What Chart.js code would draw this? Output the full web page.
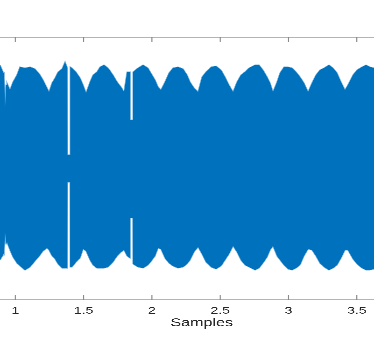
<!DOCTYPE html>
<html>
<head>
<meta charset="utf-8">
<script src="https://cdn.jsdelivr.net/npm/chart.js@4"></script>
<style>
  html, body { margin: 0; padding: 0; background: #fff; overflow: hidden; width: 374px; height: 349px; }
  /* the original figure is stretched sideways and cropped on the right,
     so the canvas is stretched too and runs past the window edge */
  #wrap { width: 288px; height: 349px; transform: scaleX(1.4007); transform-origin: 0 0; }
</style>
</head>
<body>
<div id="wrap"><canvas id="myChart" width="288" height="349"></canvas></div>
<script>
// envelope of the signal
const sampleX = [0.888, 0.910, 0.918, 0.925, 0.932, 0.939, 0.961, 0.983, 1.012, 1.034, 1.071, 1.108, 1.144, 1.181, 1.203, 1.232, 1.247, 1.269, 1.291, 1.313, 1.342, 1.364, 1.381, 1.382, 1.401, 1.402, 1.415, 1.444, 1.474, 1.496, 1.518, 1.547, 1.569, 1.598, 1.620, 1.649, 1.679, 1.715, 1.745, 1.774, 1.796, 1.818, 1.840, 1.841, 1.861, 1.862, 1.898, 1.935, 1.971, 2.001, 2.023, 2.045, 2.066, 2.096, 2.125, 2.154, 2.191, 2.228, 2.257, 2.279, 2.308, 2.338, 2.367, 2.396, 2.433, 2.469, 2.506, 2.535, 2.564, 2.594, 2.623, 2.652, 2.681, 2.711, 2.755, 2.784, 2.813, 2.843, 2.865, 2.886, 2.916, 2.938, 2.967, 2.996, 3.026, 3.055, 3.084, 3.113, 3.143, 3.172, 3.201, 3.230, 3.260, 3.296, 3.326, 3.355, 3.384, 3.413, 3.435, 3.472, 3.501, 3.538, 3.567, 3.596, 3.626];
const upperY = [0.787, 0.734, 0.72, 0.460, 0.635, 0.650, 0.597, 0.658, 0.711, 0.772, 0.764, 0.772, 0.757, 0.711, 0.673, 0.612, 0.582, 0.650, 0.688, 0.734, 0.757, 0.810, 0.764, 0.103, 0.103, 0.772, 0.764, 0.734, 0.688, 0.635, 0.574, 0.658, 0.711, 0.734, 0.772, 0.787, 0.764, 0.711, 0.658, 0.620, 0.582, 0.734, 0.734, 0.369, 0.369, 0.734, 0.764, 0.787, 0.764, 0.711, 0.673, 0.620, 0.597, 0.658, 0.726, 0.764, 0.772, 0.757, 0.711, 0.658, 0.612, 0.582, 0.696, 0.734, 0.772, 0.779, 0.749, 0.696, 0.635, 0.582, 0.658, 0.711, 0.734, 0.764, 0.787, 0.787, 0.749, 0.696, 0.650, 0.582, 0.658, 0.726, 0.772, 0.772, 0.764, 0.734, 0.696, 0.650, 0.582, 0.650, 0.711, 0.749, 0.764, 0.787, 0.764, 0.726, 0.658, 0.597, 0.635, 0.711, 0.749, 0.772, 0.787, 0.772, 0.764];
const lowerY = [-0.696, -0.658, -0.64, -0.483, -0.574, -0.559, -0.620, -0.673, -0.719, -0.741, -0.772, -0.749, -0.703, -0.658, -0.627, -0.605, -0.620, -0.665, -0.688, -0.726, -0.757, -0.757, -0.757, -0.103, -0.103, -0.749, -0.749, -0.711, -0.681, -0.612, -0.627, -0.696, -0.734, -0.757, -0.757, -0.757, -0.749, -0.711, -0.665, -0.635, -0.620, -0.665, -0.681, -0.376, -0.376, -0.726, -0.749, -0.757, -0.734, -0.696, -0.665, -0.605, -0.612, -0.681, -0.719, -0.741, -0.757, -0.749, -0.726, -0.696, -0.635, -0.597, -0.650, -0.711, -0.749, -0.764, -0.741, -0.696, -0.650, -0.589, -0.635, -0.696, -0.734, -0.749, -0.772, -0.757, -0.719, -0.673, -0.620, -0.589, -0.665, -0.696, -0.734, -0.764, -0.772, -0.757, -0.734, -0.665, -0.612, -0.620, -0.665, -0.719, -0.749, -0.772, -0.757, -0.734, -0.681, -0.620, -0.620, -0.688, -0.726, -0.757, -0.772, -0.772, -0.764];
const xTicks = [1, 1.5, 2, 2.5, 3, 3.5];
const xLabel = 'Samples';

// the axes run on past the right edge of the cropped figure
const xMin = 0.888, xMax = 3.841;

// top box line and inward tick marks like matlab axes
const axesFrame = {
  id: 'axesFrame',
  afterDraw(chart) {
    const {ctx, chartArea: {left, right, top, bottom}, scales: {x}} = chart;
    ctx.save();
    ctx.strokeStyle = '#b4b4b4';
    ctx.lineWidth = 1;
    ctx.beginPath();
    ctx.moveTo(left, top + 0.5);
    ctx.lineTo(right, top + 0.5);
    ctx.moveTo(left, bottom - 0.5);
    ctx.lineTo(right, bottom - 0.5);
    ctx.stroke();
    ctx.strokeStyle = '#8a8a8a';
    ctx.lineWidth = 0.75;
    ctx.beginPath();
    xTicks.forEach(v => {
      const px = x.getPixelForValue(v);
      ctx.moveTo(px, top);
      ctx.lineTo(px, top + 5);
      ctx.moveTo(px, bottom);
      ctx.lineTo(px, bottom - 5);
    });
    ctx.stroke();
    ctx.restore();
  }
};

const ctx = document.getElementById('myChart');
new Chart(ctx, {
  type: 'line',
  data: {
    datasets: [{
      data: sampleX.map((v, i) => ({x: v, y: upperY[i]})),
      borderColor: 'rgba(0, 114, 189, 0.5)',
      borderWidth: 1,
      backgroundColor: '#0072BD',
      fill: '+1',
      pointRadius: 0,
      tension: 0,
    },
    {
      data: sampleX.map((v, i) => ({x: v, y: lowerY[i]})),
      borderColor: 'rgba(0, 114, 189, 0.5)',
      borderWidth: 1,
      fill: false,
      pointRadius: 0,
      tension: 0,
    }]
  },
  options: {
    responsive: false,
    animation: false,
    devicePixelRatio: 3,
    layout: {
      padding: {top: 37, left: 0, right: 0, bottom: 0}
    },
    scales: {
      x: {
        type: 'linear',
        min: xMin,
        max: xMax,
        afterBuildTicks: scale => {
          scale.ticks = xTicks.map(v => ({value: v}));
        },
        afterFit: scale => {
          scale.height = 49;
        },
        grid: {display: false, drawTicks: false},
        border: {display: false},
        ticks: {
          padding: 5,
          color: '#262626',
          font: {family: 'Liberation Sans', size: 10},
          callback: v => String(v),
        },
        title: {
          display: true,
          text: xLabel,
          color: '#262626',
          padding: {top: 0, bottom: 19},
          font: {family: 'Liberation Sans', size: 11.5},
        },
      },
      y: {
        display: false,
        min: -1,
        max: 1,
      },
    },
    plugins: {
      legend: {display: false},
      tooltip: {enabled: false},
    }
  },
  plugins: [axesFrame]
});
</script>
</body>
</html>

### [Challenge]
Images in the data above are to be skipped. Retype all other material exactly.

### [Answer to this problem]
What Chart.js code would draw this? Output the full web page.
<!DOCTYPE html>
<html>
<head>
<meta charset="utf-8">
<script src="https://cdn.jsdelivr.net/npm/chart.js@4"></script>
<style>
  html, body { margin: 0; padding: 0; background: #fff; overflow: hidden; width: 374px; height: 349px; }
  /* the original figure is stretched sideways and cropped on the right,
     so the canvas is stretched too and runs past the window edge */
  #wrap { width: 288px; height: 349px; transform: scaleX(1.4007); transform-origin: 0 0; }
</style>
</head>
<body>
<div id="wrap"><canvas id="myChart" width="288" height="349"></canvas></div>
<script>
// envelope of the signal
const sampleX = [0.888, 0.910, 0.918, 0.925, 0.932, 0.939, 0.961, 0.983, 1.012, 1.034, 1.071, 1.108, 1.144, 1.181, 1.203, 1.232, 1.247, 1.269, 1.291, 1.313, 1.342, 1.364, 1.381, 1.382, 1.401, 1.402, 1.415, 1.444, 1.474, 1.496, 1.518, 1.547, 1.569, 1.598, 1.620, 1.649, 1.679, 1.715, 1.745, 1.774, 1.796, 1.818, 1.840, 1.841, 1.861, 1.862, 1.898, 1.935, 1.971, 2.001, 2.023, 2.045, 2.066, 2.096, 2.125, 2.154, 2.191, 2.228, 2.257, 2.279, 2.308, 2.338, 2.367, 2.396, 2.433, 2.469, 2.506, 2.535, 2.564, 2.594, 2.623, 2.652, 2.681, 2.711, 2.755, 2.784, 2.813, 2.843, 2.865, 2.886, 2.916, 2.938, 2.967, 2.996, 3.026, 3.055, 3.084, 3.113, 3.143, 3.172, 3.201, 3.230, 3.260, 3.296, 3.326, 3.355, 3.384, 3.413, 3.435, 3.472, 3.501, 3.538, 3.567, 3.596, 3.626];
const upperY = [0.787, 0.734, 0.72, 0.460, 0.635, 0.650, 0.597, 0.658, 0.711, 0.772, 0.764, 0.772, 0.757, 0.711, 0.673, 0.612, 0.582, 0.650, 0.688, 0.734, 0.757, 0.810, 0.764, 0.103, 0.103, 0.772, 0.764, 0.734, 0.688, 0.635, 0.574, 0.658, 0.711, 0.734, 0.772, 0.787, 0.764, 0.711, 0.658, 0.620, 0.582, 0.734, 0.734, 0.369, 0.369, 0.734, 0.764, 0.787, 0.764, 0.711, 0.673, 0.620, 0.597, 0.658, 0.726, 0.764, 0.772, 0.757, 0.711, 0.658, 0.612, 0.582, 0.696, 0.734, 0.772, 0.779, 0.749, 0.696, 0.635, 0.582, 0.658, 0.711, 0.734, 0.764, 0.787, 0.787, 0.749, 0.696, 0.650, 0.582, 0.658, 0.726, 0.772, 0.772, 0.764, 0.734, 0.696, 0.650, 0.582, 0.650, 0.711, 0.749, 0.764, 0.787, 0.764, 0.726, 0.658, 0.597, 0.635, 0.711, 0.749, 0.772, 0.787, 0.772, 0.764];
const lowerY = [-0.696, -0.658, -0.64, -0.483, -0.574, -0.559, -0.620, -0.673, -0.719, -0.741, -0.772, -0.749, -0.703, -0.658, -0.627, -0.605, -0.620, -0.665, -0.688, -0.726, -0.757, -0.757, -0.757, -0.103, -0.103, -0.749, -0.749, -0.711, -0.681, -0.612, -0.627, -0.696, -0.734, -0.757, -0.757, -0.757, -0.749, -0.711, -0.665, -0.635, -0.620, -0.665, -0.681, -0.376, -0.376, -0.726, -0.749, -0.757, -0.734, -0.696, -0.665, -0.605, -0.612, -0.681, -0.719, -0.741, -0.757, -0.749, -0.726, -0.696, -0.635, -0.597, -0.650, -0.711, -0.749, -0.764, -0.741, -0.696, -0.650, -0.589, -0.635, -0.696, -0.734, -0.749, -0.772, -0.757, -0.719, -0.673, -0.620, -0.589, -0.665, -0.696, -0.734, -0.764, -0.772, -0.757, -0.734, -0.665, -0.612, -0.620, -0.665, -0.719, -0.749, -0.772, -0.757, -0.734, -0.681, -0.620, -0.620, -0.688, -0.726, -0.757, -0.772, -0.772, -0.764];
const xTicks = [1, 1.5, 2, 2.5, 3, 3.5];
const xLabel = 'Samples';

// the axes run on past the right edge of the cropped figure
const xMin = 0.888, xMax = 3.841;

// top box line and inward tick marks like matlab axes
const axesFrame = {
  id: 'axesFrame',
  afterDraw(chart) {
    const {ctx, chartArea: {left, right, top, bottom}, scales: {x}} = chart;
    ctx.save();
    ctx.strokeStyle = '#b4b4b4';
    ctx.lineWidth = 1;
    ctx.beginPath();
    ctx.moveTo(left, top + 0.5);
    ctx.lineTo(right, top + 0.5);
    ctx.moveTo(left, bottom - 0.5);
    ctx.lineTo(right, bottom - 0.5);
    ctx.stroke();
    ctx.strokeStyle = '#8a8a8a';
    ctx.lineWidth = 0.75;
    ctx.beginPath();
    xTicks.forEach(v => {
      const px = x.getPixelForValue(v);
      ctx.moveTo(px, top);
      ctx.lineTo(px, top + 5);
      ctx.moveTo(px, bottom);
      ctx.lineTo(px, bottom - 5);
    });
    ctx.stroke();
    ctx.restore();
  }
};

const ctx = document.getElementById('myChart');
new Chart(ctx, {
  type: 'line',
  data: {
    datasets: [{
      data: sampleX.map((v, i) => ({x: v, y: upperY[i]})),
      borderColor: 'rgba(0, 114, 189, 0.5)',
      borderWidth: 1,
      backgroundColor: '#0072BD',
      fill: '+1',
      pointRadius: 0,
      tension: 0,
    },
    {
      data: sampleX.map((v, i) => ({x: v, y: lowerY[i]})),
      borderColor: 'rgba(0, 114, 189, 0.5)',
      borderWidth: 1,
      fill: false,
      pointRadius: 0,
      tension: 0,
    }]
  },
  options: {
    responsive: false,
    animation: false,
    devicePixelRatio: 3,
    layout: {
      padding: {top: 37, left: 0, right: 0, bottom: 0}
    },
    scales: {
      x: {
        type: 'linear',
        min: xMin,
        max: xMax,
        afterBuildTicks: scale => {
          scale.ticks = xTicks.map(v => ({value: v}));
        },
        afterFit: scale => {
          scale.height = 49;
        },
        grid: {display: false, drawTicks: false},
        border: {display: false},
        ticks: {
          padding: 5,
          color: '#262626',
          font: {family: 'Liberation Sans', size: 10},
          callback: v => String(v),
        },
        title: {
          display: true,
          text: xLabel,
          color: '#262626',
          padding: {top: 0, bottom: 19},
          font: {family: 'Liberation Sans', size: 11.5},
        },
      },
      y: {
        display: false,
        min: -1,
        max: 1,
      },
    },
    plugins: {
      legend: {display: false},
      tooltip: {enabled: false},
    }
  },
  plugins: [axesFrame]
});
</script>
</body>
</html>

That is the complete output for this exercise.